In July 2019, the Government, under the health ministry, established a fully-fledged Non-Communicable Disease (NCDs) department.

According to the programme managing officer at the health ministry, Dr Frank Mugabe, the department is responsible for coordinating all efforts towards prevention and control of NCDs.

One of the strategies the department has championed is physical activity, which was launched on July 2, 2018 by the President.

However, drug shortage remains a predominant concern across all regions as captured in the Vision Group poll.

Challenges

The health ministry permanent secretary, Dr Diana Atwiine, acknowledges the drug shortage problem, but says insufficient funding is the major cause of constant drug shortage across health facilities.

"We have no capacity to increase resources. We budget and present our needs, then try to fit within the resources we are given. The work is executed based on the resources provided," she notes.

Emmanuel Ainebyoona, the health ministry spokesperson, says the ministry generates and submits a budget. But it is the finance ministry and Parliament that allocate the funds.

Funding gaps

Rashid Simuya, a medical officer at Kibuuku Health Centre IV in Kibuuku district, attributes the shortage of drugs at the facility to inadequate funding. 
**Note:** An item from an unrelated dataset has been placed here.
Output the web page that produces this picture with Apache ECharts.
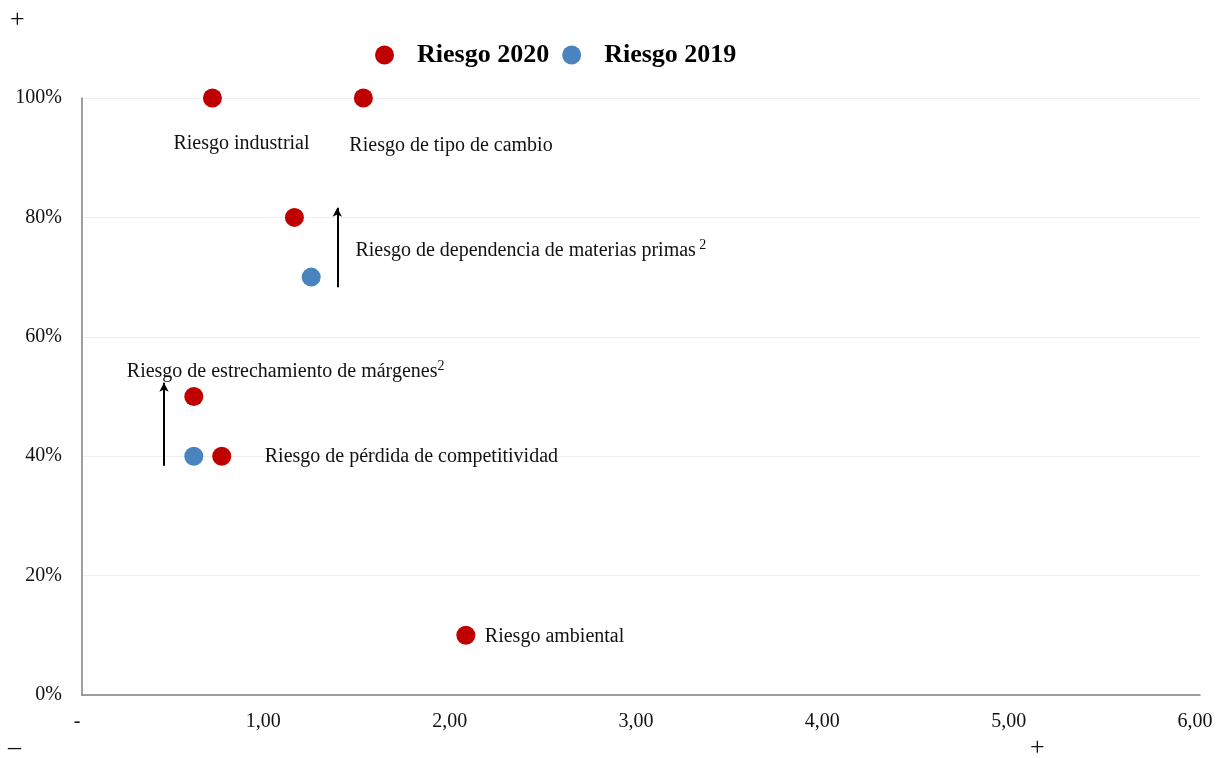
<!DOCTYPE html>
<html>
<head>
<meta charset="utf-8">
<script src="https://cdn.jsdelivr.net/npm/echarts@6/dist/echarts.min.js"></script>
<style>html,body{margin:0;padding:0;background:#fff}#c{width:1230px;height:758px}</style>
</head>
<body>
<div id="c"></div>
<script>
const seriesNames = ['Riesgo 2020', 'Riesgo 2019'];
const names2020 = ['Riesgo industrial', 'Riesgo de tipo de cambio', 'Riesgo de dependencia de materias primas', 'Riesgo de estrechamiento de márgenes', 'Riesgo de pérdida de competitividad', 'Riesgo ambiental'];
const x2020 = [0.70, 1.51, 1.14, 0.60, 0.75, 2.06];
const y2020 = [100, 100, 80, 50, 40, 10];
const notes2020 = ['', '', '2', '2', '', ''];
const names2019 = ['Riesgo de dependencia de materias primas', 'Riesgo de estrechamiento de márgenes'];
const x2019 = [1.23, 0.60];
const y2019 = [70, 40];
const arrowFrom = [[1.37, 68.3], [0.44, 38.4]];
const arrowTo = [[1.37, 81.6], [0.44, 52.3]];
const xTicks = [0, 1, 2, 3, 4, 5, 6];
const yTicks = [0, 20, 40, 60, 80, 100];

const FONT = '"Liberation Serif", "Times New Roman", serif';
const RED = '#C00000';
const BLUE = '#4A84BF';
const TXT = '#111';

// label offsets (style, by point index)
const labelOffsets = [[-39, 46], [-14, 48], [61, 33], [-67, -25], [43, 1], [19, 1]];
const labelSpace = ['', '', ' ', '', '', ''];

const chart = echarts.init(document.getElementById('c'));
const data2020 = names2020.map((n, i) => ({
  name: n,
  value: [x2020[i], y2020[i]],
  label: {
    show: true,
    position: 'inside',
    align: 'left',
    verticalAlign: 'middle',
    offset: labelOffsets[i],
    formatter: () => '{t|' + n + '}' + (notes2020[i] ? labelSpace[i] + '{s|' + notes2020[i] + '}' : ''),
    rich: {
      t: { fontFamily: FONT, fontSize: 20, color: TXT },
      s: { fontFamily: FONT, fontSize: 14, color: TXT, verticalAlign: 'top', padding: [0, 0, 10, 0] }
    }
  }
}));
const data2019 = names2019.map((n, i) => ({ name: n, value: [x2019[i], y2019[i]] }));
const arrowData = arrowFrom.map((f, i) => [{ coord: f }, { coord: arrowTo[i] }]);

chart.setOption({
  animation: false,
  grid: { left: 82, right: 30, top: 98, bottom: 63, containLabel: false },
  legend: {
    left: 370, top: 37,
    itemWidth: 21, itemHeight: 19, itemGap: 13,
    icon: 'circle',
    data: seriesNames,
    textStyle: { fontFamily: FONT, fontSize: 26, fontWeight: 'bold', color: '#000', padding: [0, 0, 0, 17] }
  },
  xAxis: {
    type: 'value', min: 0, max: 6, interval: 1,
    axisLine: { show: true, lineStyle: { color: '#808080', width: 1.5 } },
    axisTick: { show: false },
    splitLine: { show: false },
    axisLabel: {
      margin: 17, color: TXT, fontFamily: FONT, fontSize: 20,
      padding: [0, 10, 0, 0],
      formatter: v => v === 0 ? '-' : v.toFixed(2).replace('.', ',')
    }
  },
  yAxis: {
    type: 'value', min: 0, max: 100, interval: 20,
    axisLine: { show: true, lineStyle: { color: '#808080', width: 1.5 } },
    axisTick: { show: false },
    splitLine: { show: true, lineStyle: { color: '#EFEFEF', width: 1 } },
    axisLabel: { margin: 20, color: TXT, fontFamily: FONT, fontSize: 20, formatter: v => v + '%' }
  },
  graphic: [
    { type: 'text', left: 10, top: 7, style: { text: '+', fontFamily: FONT, fontSize: 26, fill: TXT } },
    { type: 'text', left: 8, top: 735, style: { text: '–', fontFamily: FONT, fontSize: 26, fill: TXT } },
    { type: 'text', left: 1030, top: 735, style: { text: '+', fontFamily: FONT, fontSize: 26, fill: TXT } }
  ],
  series: [
    {
      name: seriesNames[0], type: 'scatter', symbol: 'circle', symbolSize: 19,
      itemStyle: { color: RED, opacity: 1 },
      data: data2020,
      z: 3
    },
    {
      name: seriesNames[1], type: 'scatter', symbol: 'circle', symbolSize: 19,
      itemStyle: { color: BLUE, opacity: 1 },
      data: data2019,
      markLine: {
        silent: true,
        symbol: ['none', 'arrow'],
        symbolSize: [7, 9],
        label: { show: false },
        lineStyle: { color: '#000', width: 2, type: 'solid' },
        data: arrowData
      },
      z: 3
    }
  ]
});
</script>
</body>
</html>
"We are given only sh6m to buy drugs for two months, but they last for only two weeks," he notes.

Drug shortage is not only affecting smaller facilities. Mbale Hospital director Dr Emmanuel Ituuza said he needs sh3.5b a year for drugs, but only gets sh1.5b.

Similarly, officials at Masaka Hospital need twice what they get currently. Dr Nathan Onyati, the hospital director, says sh1.2b allocated to the hospital annually is not enough for the two million population it serves.

"The National Medical Stores (NMS) delivers drugs after two months, but the stock lasts only three weeks. At times we do not get some supplies due to increase in prices," he notes.

NMS chief executive officer Moses Kamabare acknowledges the funding gaps.

"We get sh300b, instead of the required sh1 trillion to deliver essential drugs to health facilities. So, we are forced to rely on support from donors, who provide 70% of the drugs required across the country," Kamabare says.

Health budget

The health sector budget has been reducing over the last years, contrary to the Abuja Declaration.

In April 2001, African Union countries, Uganda inclusive, met and pledged to set a target of allocating at least 15% of their annual budgets to the health sector.

For instance, in the financial year 2019/2020, only sh2,589.5 trillion was allocated to the health sector.

This is 7.9% of the annual budget. The executive director of the Uganda National Health Consumers Association, Robinah Keitiritimba, says there is no other solution other than increasing the budget for health.

"We need a priority budget for health. A budget that goes beyond the health ministry figures and provides for interventions that work for people," she said.